PROVIDED MATERIAL:
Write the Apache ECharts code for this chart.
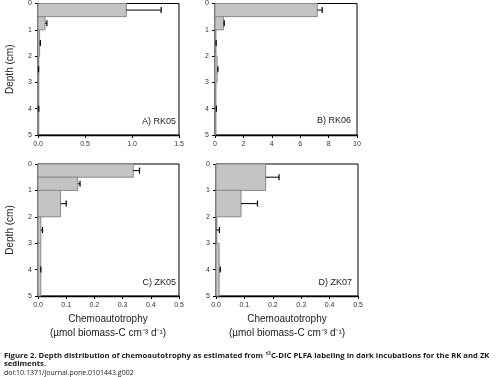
<!DOCTYPE html>
<html>
<head>
<meta charset="utf-8">
<script src="https://cdn.jsdelivr.net/npm/echarts@6/dist/echarts.min.js"></script>
<style>html,body{margin:0;padding:0;background:#fff}#c{width:497px;height:377px}</style>
</head>
<body>
<div id="c"></div>
<script>
// Depth intervals (cm): [top, bottom]
var depthTop = [0, 0.5, 1, 2, 3];
var depthBottom = [0.5, 1, 2, 3, 5];
var depthTopD = [0, 1, 2, 3];
var depthBottomD = [1, 2, 3, 5];

// Chemoautotrophy values and error (umol biomass-C cm-3 d-1)
var rk05Values = [0.94, 0.075, 0.017, 0.004, 0.004];
var rk05Errors = [0.37, 0.02, 0.008, 0.002, 0.004];
var rk06Values = [7.2, 0.6, 0.05, 0.15, 0.05];
var rk06Errors = [0.35, 0.05, 0.03, 0.06, 0.05];
var zk05Values = [0.338, 0.141, 0.08, 0.01, 0.01];
var zk05Errors = [0.022, 0.008, 0.02, 0.006, 0.0];
var zk07Values = [0.175, 0.088, 0.001, 0.011];
var zk07Errors = [0.047, 0.058, 0.011, 0.004];

var panelLabels = ['A) RK05', 'B) RK06', 'C) ZK05', 'D) ZK07'];
var xMax = [1.5, 10, 0.5, 0.5];
var xInterval = [0.5, 2, 0.1, 0.1];
var yTicks = [0, 1, 2, 3, 4, 5];

function rows(tops, bottoms, vals, errs) {
  return tops.map(function (t, i) { return [t, bottoms[i], vals[i], errs[i]]; });
}
var panelData = [
  rows(depthTop, depthBottom, rk05Values, rk05Errors),
  rows(depthTop, depthBottom, rk06Values, rk06Errors),
  rows(depthTop, depthBottom, zk05Values, zk05Errors),
  rows(depthTopD, depthBottomD, zk07Values, zk07Errors)
];

var grids = [
  {left: 38, top: 3, width: 141, height: 132},
  {left: 215, top: 3, width: 142, height: 132},
  {left: 38, top: 164, width: 141, height: 132},
  {left: 216, top: 164, width: 142, height: 132}
];

var FONT = 'Liberation Sans, Arial, sans-serif';

function renderItem(params, api) {
  var y0 = api.value(0), y1 = api.value(1), v = api.value(2), e = api.value(3);
  var p0 = api.coord([0, y0]);
  var p1 = api.coord([v, y1]);
  var mid = (y0 + y1) / 2;
  var pm = api.coord([v, mid]);
  var pe = api.coord([v + e, mid]);
  var children = [{
    type: 'rect',
    shape: {x: p0[0], y: p0[1], width: p1[0] - p0[0], height: p1[1] - p0[1]},
    style: {fill: '#c4c4c4', stroke: '#8a8a8a', lineWidth: 1}
  }];
  if (e > 0) {
    children.push({
      type: 'line',
      shape: {x1: pm[0], y1: pm[1], x2: pe[0], y2: pe[1]},
      style: {stroke: '#000', lineWidth: 1}
    });
  }
  children.push({
    type: 'line',
    shape: {x1: pe[0], y1: pe[1] - 3, x2: pe[0], y2: pe[1] + 3},
    style: {stroke: '#000', lineWidth: 1.2}
  });
  return {type: 'group', children: children};
}

var xAxes = [], yAxes = [], series = [], gridList = [];
for (var i = 0; i < 4; i++) {
  gridList.push(Object.assign({show: true, borderColor: '#000', borderWidth: 1, backgroundColor: 'transparent'}, grids[i]));
  (function (idx) {
    xAxes.push({
      type: 'value', gridIndex: idx, min: 0, max: xMax[idx], interval: xInterval[idx],
      axisLine: {show: true, onZero: false, lineStyle: {color: '#000', width: 1.3}},
      axisTick: {show: true, length: 3, lineStyle: {color: '#000'}},
      splitLine: {show: false},
      axisLabel: {
        fontFamily: FONT, fontSize: 7, color: '#333', margin: 6,
        formatter: function (v) { return idx === 1 ? String(Math.round(v)) : v.toFixed(1); }
      }
    });
  })(i);
  yAxes.push({
    type: 'value', gridIndex: i, min: 0, max: 5, interval: 1, inverse: true,
    name: (i === 0 || i === 2) ? 'Depth (cm)' : '',
    nameLocation: 'middle', nameGap: 23,
    nameTextStyle: {fontFamily: FONT, fontSize: 10, color: '#222'},
    axisLine: {show: true, onZero: false, lineStyle: {color: '#000', width: 1.3}},
    axisTick: {show: true, length: 3, lineStyle: {color: '#000'}},
    splitLine: {show: false},
    axisLabel: {fontFamily: FONT, fontSize: 7, color: '#333', margin: 6,
      formatter: function (v) { return yTicks.indexOf(v) >= 0 ? String(v) : ''; }}
  });
  series.push({
    type: 'custom', xAxisIndex: i, yAxisIndex: i,
    renderItem: renderItem, data: panelData[i], clip: false, silent: true,
    encode: {x: 2, y: [0, 1]}
  });
}

var graphics = [];
var labelPos = [[176, 122], [351, 121], [176, 283], [352, 283]];
for (var k = 0; k < 4; k++) {
  graphics.push({type: 'text', x: labelPos[k][0], y: labelPos[k][1],
    style: {text: panelLabels[k], font: '9px ' + FONT, fill: '#222', textAlign: 'right', textVerticalAlign: 'middle'}});
}
var axisTitleX = [108, 287];
axisTitleX.forEach(function (cx) {
  graphics.push({type: 'text', x: cx, y: 319,
    style: {text: 'Chemoautotrophy', font: '10px ' + FONT, fill: '#222', textAlign: 'center', textVerticalAlign: 'middle'}});
  graphics.push({type: 'text', x: cx, y: 333,
    style: {text: '(\u00b5mol biomass-C cm\u207b\u00b3 d\u207b\u00b9)', font: '10px ' + FONT, fill: '#222', textAlign: 'center', textVerticalAlign: 'middle'}});
});
graphics.push({type: 'text', x: 4, y: 356,
  style: {text: 'Figure 2. Depth distribution of chemoautotrophy as estimated from \u00b9\u00b3C-DIC PLFA labeling in dark incubations for the RK and ZK',
    font: 'bold 7.7px "Open Sans", sans-serif', fill: '#1a1a1a', textAlign: 'left', textVerticalAlign: 'middle'}});
graphics.push({type: 'text', x: 4, y: 364,
  style: {text: 'sediments.', font: 'bold 7.7px "Open Sans", sans-serif', fill: '#1a1a1a', textAlign: 'left', textVerticalAlign: 'middle'}});
graphics.push({type: 'text', x: 4, y: 373,
  style: {text: 'doi:10.1371/journal.pone.0101443.g002', font: '7px "Open Sans", sans-serif', fill: '#1a1a1a', textAlign: 'left', textVerticalAlign: 'middle'}});

var chart = echarts.init(document.getElementById('c'), null, {renderer: 'canvas'});
chart.setOption({
  animation: false,
  backgroundColor: '#fff',
  grid: gridList,
  xAxis: xAxes,
  yAxis: yAxes,
  series: series,
  graphic: graphics
});
</script>
</body>
</html>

SHORT TASK: With all pictures left out, please transcribe exactly the lines from the start of the material through the line with "var depthBottomD = [1, 2, 3, 5];".

RESPONSE TO THE EXERCISE:
Write the Apache ECharts code for this chart.
<!DOCTYPE html>
<html>
<head>
<meta charset="utf-8">
<script src="https://cdn.jsdelivr.net/npm/echarts@6/dist/echarts.min.js"></script>
<style>html,body{margin:0;padding:0;background:#fff}#c{width:497px;height:377px}</style>
</head>
<body>
<div id="c"></div>
<script>
// Depth intervals (cm): [top, bottom]
var depthTop = [0, 0.5, 1, 2, 3];
var depthBottom = [0.5, 1, 2, 3, 5];
var depthTopD = [0, 1, 2, 3];
var depthBottomD = [1, 2, 3, 5];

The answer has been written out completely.